As I decorated the tree this year, there were ‘stories’ I didn’t want to open. There was the key ornament which we got over 21 years ago to commemorate the year that we bought /built our first home. We no longer own the home and the key ornament brought up a lot of emotions in me for sure. There was the hand-made wreath ornament of a little blonde haired four year old boy with bright blue eyes and a blue flannel shirt, beaming from ear to ear. That ‘boy’ is all grown up now, and that smile, that beaming smile, is not often seen, as he is battling, (and winning, thank God!) a battle with an alcohol addiction. There’s the canoe ornament which we had when we bought our beautiful lake property years ago. We envisioned building our home there and have so many wonderful memories of stomping through the woods, building trails and rock walls, fishing, and swimming with the kids. That land is a distant memory as well and has also slipped through our hands. There has been a lot of loss in our lives this year. My hands have been emptied of many things I thought would always be. But….

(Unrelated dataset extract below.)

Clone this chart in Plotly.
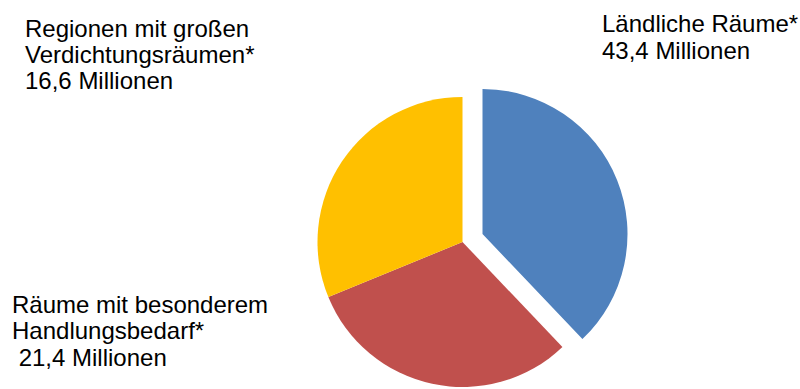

…But, there are many beautiful things, memories, that so haven’t slipped through our hands… stories that are embedded in our hearts that no one can take away. There are experiences and moments in time that developed character and tenacity in my kids that I love to think on. I see the ornament of one’s son’s internship at the local paper, the ornaments of a son who played football in college, the hand made ornaments that were made by little hands that have now become big hands. Our children have grown and they are finding their way in life, some with more ease than others. But that’s life, isn’t it?
As I decorated the tree, there were tears. There were. I admit it. There were sad tears and happy tears, and tears of clarity, of understanding. Because what was so cool about it all was that in the midst of decorating that tree was that I realized that the tree is the whole. The ornaments are the parts. The tree holds them all together. ALL together. The broken and the beautiful all on one tree which signifies eternal life. Green, green, green, eternal life. The star signifies that gift of Christ which allows us all to have eternal life. And the ornaments? They are but symbols of the beautiful and broken pieces of our lives…moments and milestones in our lives…all in the light of eternity.
In the light of eternity, things pale. We gain perspective. We gain HOPE. Hope that allows the broken and the beautiful ornaments to all co-habitate to be significant parts of a beautiful “whole”. Yes, tears fell as I acknowledged the broken. But the joy that came as I realized the beautiful? The beautiful Truth that what God allows, He can use. The truth that Christ came for the broken…and sees the brokenness in our lives just as we do. But oh, how He can transform the broken into the beautiful. He knows all about it, for the Cross he came to bear, brought freedom for eternity for those of us who choose to call Him our Savior. Our ‘broken and beautiful’ Savior*.
Yes, the space under the tree will not have as much “sTuFf” to fill it up this year. We’ve made a choice to keep it simple. But the gifts, the true gifts that last? My tree is FULL of reminders of them. Full. And unlike the sTuFf that will probably be forgotten by midyear, these gifts of moments, memories, truths, will last.May my hands be more empty and my heart be determined to encourage and love well in the moments we have together…In the broken and the beautiful, may we embrace the truth that God is with us…EMMANUEL. WITH us. Through it ALL. And that, is the amazing and wonderful beauty of Christmas. GOD is with us. God IS with us. God is WITH us. God is with US. GOD IS WITH US.
So, a Merry, Merry Christmas to you and yours. May your trees and hearts be full of hope. FULL of Hope that weaves the beautiful and broken together in the light of a Risen Savior who is called Emmanuel. God is with us.
* A little addendum here. When I say “broken and beautiful Savior”? The word “broken” is in reference to what he endured for us. As the words in Isaiah 53:5 say, “But he was wounded for our transgressions, he was bruised for our iniquities: the chastisement of our peace was upon him; and with his stripes we are healed.” He was ‘broken’ that we may be healed. He bore our sins that we might be free from the tyrranical nature of sin. In no way did I intend the phrase “broken and beautiful Savior” to negate or minimize the perfection of Christ. I was just referring to what He endured for us. Just clarifying!
2 responses to a few Christmas thoughts on being empty and being full
This is lovely. I can totally relate! Merry Christmas!
Thanks for stopping by and your comment…A Merry Christmas to you as well!